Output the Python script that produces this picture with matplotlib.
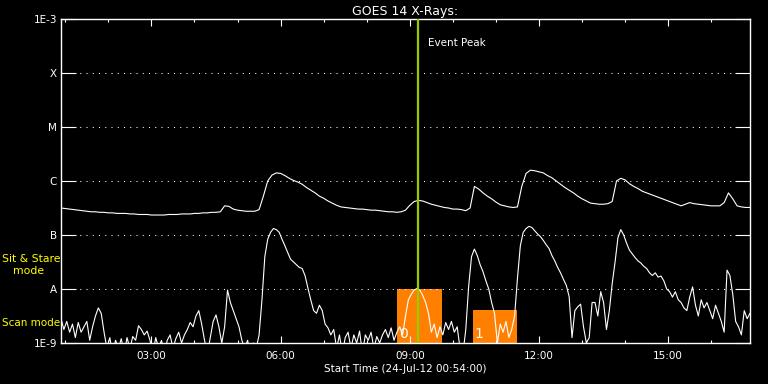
import numpy as np
import matplotlib
matplotlib.use("Agg")
import matplotlib.pyplot as plt
from matplotlib.ticker import FixedLocator

# ---- data (log10 of flux in W/m^2) ----
start_hour = 0.9          # 00:54
end_hour = 16.9           # 16:54

# long channel (1-8 A), one value every 6 minutes
long_step_min = 6
long_log = [
    -6.50, -6.51, -6.52, -6.53, -6.54, -6.55, -6.56, -6.57, -6.57, -6.58,
    -6.58, -6.59, -6.59, -6.60, -6.60, -6.60, -6.61, -6.61, -6.62, -6.62,
    -6.62, -6.63, -6.63, -6.63, -6.63, -6.62, -6.62, -6.62, -6.61, -6.61,
    -6.61, -6.60, -6.60, -6.59, -6.59, -6.58, -6.58, -6.57, -6.46, -6.47,
    -6.52, -6.54, -6.55, -6.56, -6.56, -6.56, -6.53, -6.28, -6.00, -5.89,
    -5.85, -5.86, -5.90, -5.95, -5.99, -6.02, -6.06, -6.12, -6.17, -6.22,
    -6.28, -6.32, -6.37, -6.41, -6.45, -6.48, -6.49, -6.50, -6.51, -6.52,
    -6.52, -6.53, -6.54, -6.54, -6.55, -6.56, -6.57, -6.57, -6.58, -6.57,
    -6.54, -6.45, -6.38, -6.36, -6.37, -6.40, -6.43, -6.45, -6.47, -6.49,
    -6.50, -6.52, -6.52, -6.53, -6.55, -6.50, -6.10, -6.15, -6.22, -6.28,
    -6.33, -6.39, -6.44, -6.46, -6.48, -6.49, -6.48, -6.10, -5.86, -5.80,
    -5.81, -5.83, -5.85, -5.90, -5.94, -6.00, -6.06, -6.12, -6.17, -6.22,
    -6.28, -6.33, -6.37, -6.41, -6.42, -6.43, -6.43, -6.42, -6.38, -6.00,
    -5.95, -5.98, -6.05, -6.10, -6.14, -6.19, -6.22, -6.25, -6.28, -6.31,
    -6.34, -6.37, -6.40, -6.43, -6.46, -6.43, -6.40, -6.42, -6.43, -6.44,
    -6.45, -6.46, -6.46, -6.46, -6.40, -6.22, -6.33, -6.46, -6.48, -6.49,
    -6.49,
]

# short channel (0.5-4 A), one value every 4 minutes
short_step_min = 4
short_log = [
    -8.55, -8.75, -8.60, -8.80, -8.65, -8.90, -8.62, -8.80, -8.70, -8.60,
    -8.95, -8.70, -8.50, -8.35, -8.45, -8.80, -9.10, -8.90, -9.20, -8.95,
    -9.10, -8.92, -9.20, -8.90, -9.10, -8.88, -8.95, -8.68, -8.75, -8.85,
    -8.78, -8.95, -9.20, -8.90, -9.10, -8.95, -9.20, -8.95, -8.85, -9.10,
    -8.92, -8.80, -9.00, -8.85, -8.75, -8.62, -8.70, -8.50, -8.40, -8.65,
    -8.95, -9.20, -8.90, -8.60, -8.48, -8.70, -9.00, -8.70, -8.02, -8.25,
    -8.40, -8.55, -8.70, -8.95, -9.10, -8.95, -9.20, -9.00, -9.10, -8.85,
    -8.20, -7.40, -7.08, -6.95, -6.88, -6.90, -6.95, -7.08, -7.20, -7.33,
    -7.45, -7.50, -7.55, -7.60, -7.62, -7.75, -7.98, -8.20, -8.40, -8.45,
    -8.30, -8.40, -8.65, -8.72, -8.85, -8.75, -9.10, -8.85, -9.20, -8.90,
    -8.80, -9.10, -8.85, -9.00, -8.78, -9.20, -8.85, -8.95, -8.80, -9.10,
    -8.88, -9.00, -8.85, -8.75, -8.90, -8.72, -8.95, -8.80, -8.70, -8.85,
    -8.50, -8.20, -8.10, -8.02, -7.99, -8.02, -8.12, -8.25, -8.45, -8.80,
    -8.65, -8.90, -8.70, -8.85, -8.62, -8.75, -8.60, -8.80, -8.70, -9.10,
    -9.20, -8.75, -7.95, -7.40, -7.26, -7.38, -7.55, -7.68, -7.85, -8.00,
    -8.25, -8.45, -9.00, -8.65, -8.80, -8.60, -8.90, -8.75, -8.50, -7.80,
    -7.20, -6.95, -6.88, -6.84, -6.86, -6.92, -6.98, -7.03, -7.10, -7.18,
    -7.25, -7.38, -7.48, -7.60, -7.70, -7.82, -7.93, -8.14, -8.90, -8.40,
    -8.33, -8.28, -8.70, -9.00, -8.90, -8.25, -8.25, -8.50, -8.05, -8.25,
    -8.75, -8.40, -7.90, -7.50, -7.05, -6.90, -7.00, -7.15, -7.28, -7.35,
    -7.42, -7.48, -7.52, -7.58, -7.62, -7.70, -7.75, -7.70, -7.78, -7.76,
    -7.85, -8.00, -8.05, -8.15, -8.05, -8.20, -8.25, -8.35, -8.40, -8.15,
    -7.96, -8.30, -8.50, -8.20, -8.35, -8.25, -8.40, -8.55, -8.30, -8.45,
    -8.60, -8.80, -7.65, -7.75, -8.10, -8.60, -8.70, -8.85, -8.40, -8.55,
    -8.45,
]

# flare classes on the y axis
class_levels = [1e-9, 1e-8, 1e-7, 1e-6, 1e-5, 1e-4, 1e-3]
class_labels = ["1E-9", "A", "B", "C", "M", "X", "1E-3"]

# x ticks (hours)
xtick_hours = [3, 6, 9, 12, 15]
xtick_labels = ["03:00", "06:00", "09:00", "12:00", "15:00"]

event_peak = 9.20                       # 09:12
# observation-mode boxes: (start, end, top flux, label)
mode_boxes = [
    (8.71, 9.75, 1e-8, "0"),            # sit & stare
    (10.46, 11.50, 4.1e-9, "1"),        # scan
]

# ---- plot ----
t_long = start_hour + np.arange(len(long_log)) * long_step_min / 60
t_short = start_hour + np.arange(len(short_log)) * short_step_min / 60

fig = plt.figure(figsize=(7.68, 3.84), dpi=100, facecolor="black")
ax = fig.add_axes([61 / 768, 41 / 384, 689 / 768, 324 / 384])
ax.set_facecolor("black")

ax.set_yscale("log")
ax.set_xlim(start_hour, end_hour)
ax.set_ylim(1e-9, 1e-3)

for t0, t1, top, lab in mode_boxes:
    ax.fill_between([t0, t1], 1e-9, top, color="#ff8000", lw=0, zorder=1)
    ax.text(t0 + 0.05, 10 ** -8.83, lab, color="white", fontsize=10,
            ha="left", va="center", zorder=4)

for lev in class_levels[1:-1]:
    ax.axhline(lev, color="white", lw=0.75, ls=(0, (1, 5)), zorder=2)

ax.plot(t_long, 10 ** np.array(long_log), color="white", lw=0.8, zorder=3)
ax.plot(t_short, 10 ** np.array(short_log), color="white", lw=0.8, zorder=3)

ax.axvline(event_peak, color="#99cc00", lw=1.6, zorder=5)
ax.annotate("Event Peak", xy=(event_peak, 0.927), xycoords=("data", "axes fraction"),
            xytext=(7, 0), textcoords="offset points", color="white",
            fontsize=7.5, va="center", ha="left")

for s in ax.spines.values():
    s.set_color("white")
    s.set_linewidth(1)

ax.yaxis.set_major_locator(FixedLocator(class_levels))
ax.set_yticklabels(class_labels)
ax.yaxis.set_minor_locator(FixedLocator([]))
ax.tick_params(axis="y", which="major", direction="in", length=10.5, width=0.8,
               color="white", labelcolor="white", labelsize=7.5, pad=3,
               left=True, right=True)

ax.set_xticks(xtick_hours)
ax.set_xticklabels(xtick_labels)
ax.xaxis.set_minor_locator(FixedLocator(np.arange(1, 17)))
ax.tick_params(axis="x", which="major", direction="in", length=5, width=0.8,
               color="white", labelcolor="white", labelsize=7.5, pad=6,
               top=True, bottom=True)
ax.tick_params(axis="x", which="minor", direction="in", length=2.5, width=0.8,
               color="white", top=True, bottom=True)

ax.set_title("GOES 14 X-Rays:", color="white", fontsize=9, pad=3)
ax.set_xlabel("Start Time (24-Jul-12 00:54:00)", color="white", fontsize=7.5,
              labelpad=2)

fig.text(2 / 768, 1 - 259 / 384, "Sit & Stare", color="#ffff00", fontsize=7.8,
         ha="left", va="center")
fig.text(13 / 768, 1 - 271 / 384, "mode", color="#ffff00", fontsize=7.8,
         ha="left", va="center")
fig.text(2 / 768, 1 - 323 / 384, "Scan mode", color="#ffff00", fontsize=7.5,
         ha="left", va="center")

fig.savefig("out.png", dpi=100, facecolor="black")
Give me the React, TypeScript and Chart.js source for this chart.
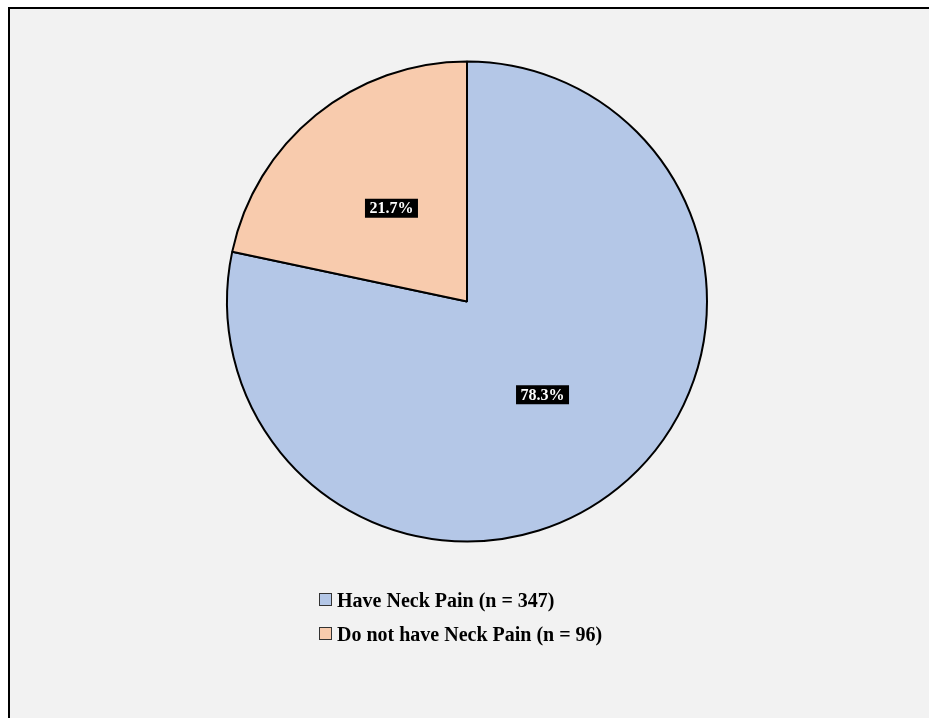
import React, { useEffect, useRef } from "react";
import { Chart, registerables } from "chart.js";

Chart.register(...registerables);

const categories: string[] = ["Have Neck Pain (n = 347)", "Do not have Neck Pain (n = 96)"];
const counts: number[] = [347, 96];
const percentLabels: string[] = ["78.3%", "21.7%"];
const sliceColors: string[] = ["#b4c7e7", "#f8cbad"];

const SERIF = "'Liberation Serif', 'Times New Roman', serif";

const labelPlugin = {
  id: "boxLabels",
  afterDatasetsDraw(chart: any) {
    const ctx = chart.ctx as CanvasRenderingContext2D;
    const meta = chart.getDatasetMeta(0);
    ctx.save();
    ctx.font = `bold 16px ${SERIF}`;
    ctx.textAlign = "center";
    ctx.textBaseline = "middle";
    meta.data.forEach((arc: any, i: number) => {
      const p = arc.getCenterPoint();
      const text = percentLabels[i];
      const w = ctx.measureText(text).width + 9;
      const h = 19;
      ctx.fillStyle = "#000";
      ctx.fillRect(p.x - w / 2, p.y - h / 2, w, h);
      ctx.fillStyle = "#fff";
      ctx.fillText(text, p.x, p.y + 1);
    });
    ctx.restore();
  },
};

export default function App() {
  const ref = useRef<HTMLCanvasElement | null>(null);
  useEffect(() => {
    if (!ref.current) return;
    const chart = new Chart(ref.current, {
      type: "pie",
      data: {
        labels: categories,
        datasets: [
          {
            data: counts,
            backgroundColor: sliceColors,
            borderColor: "#000",
            borderWidth: 2,
          },
        ],
      },
      options: {
        responsive: false,
        animation: false,
        radius: 240,
        layout: { padding: { left: 0, right: 5, top: 0, bottom: 124 } },
        plugins: {
          legend: { display: false },
          tooltip: { enabled: false },
        },
      } as any,
      plugins: [labelPlugin],
    });
    return () => chart.destroy();
  }, []);

  return (
    <div
      style={{
        position: "fixed",
        left: 8,
        top: 7,
        width: 921,
        height: 711,
        boxSizing: "border-box",
        borderTop: "2px solid #000",
        borderLeft: "2px solid #000",
        background: "#f2f2f2",
        overflow: "hidden",
      }}
    >
      <canvas ref={ref} width={919} height={709} style={{ position: "absolute", left: 0, top: 0 }} />
      {categories.map((c, i) => (
        <div
          key={c}
          style={{
            position: "absolute",
            left: 309,
            top: 581 + i * 34,
            height: 20,
            lineHeight: "20px",
            fontFamily: SERIF,
            fontWeight: "bold",
            fontSize: 20,
            color: "#000",
            whiteSpace: "nowrap",
          }}
        >
          <span
            style={{
              position: "absolute",
              left: 0,
              top: 3,
              width: 11,
              height: 11,
              border: "1.5px solid #333",
              background: sliceColors[i],
            }}
          />
          <span style={{ position: "absolute", left: 18, top: 0 }}>{c}</span>
        </div>
      ))}
    </div>
  );
}
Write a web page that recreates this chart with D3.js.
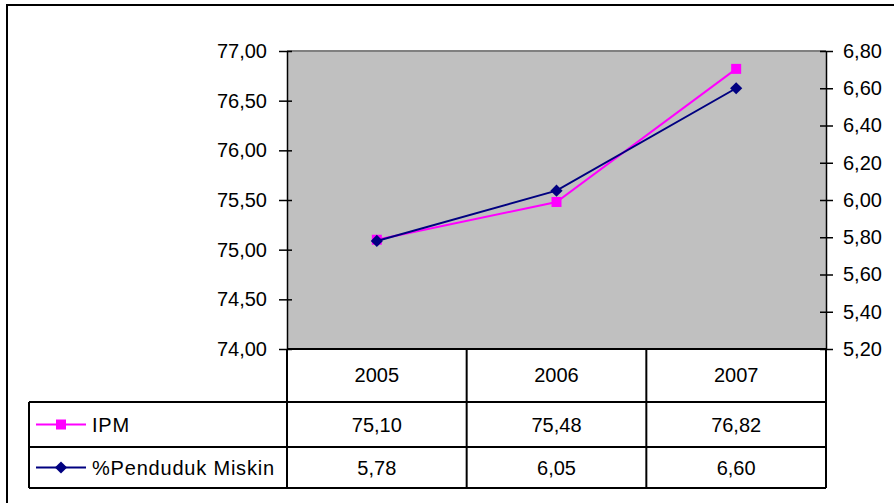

--------------------------------------------------

- What is asked: Only the lines from the start of the records through the line containing "end_hour = 16.9" should be repeated, word for word, with the pictures left out.

- Correct output:
Output the Python script that produces this picture with matplotlib.
import numpy as np
import matplotlib
matplotlib.use("Agg")
import matplotlib.pyplot as plt
from matplotlib.ticker import FixedLocator

# ---- data (log10 of flux in W/m^2) ----
start_hour = 0.9          # 00:54
end_hour = 16.9           # 16:54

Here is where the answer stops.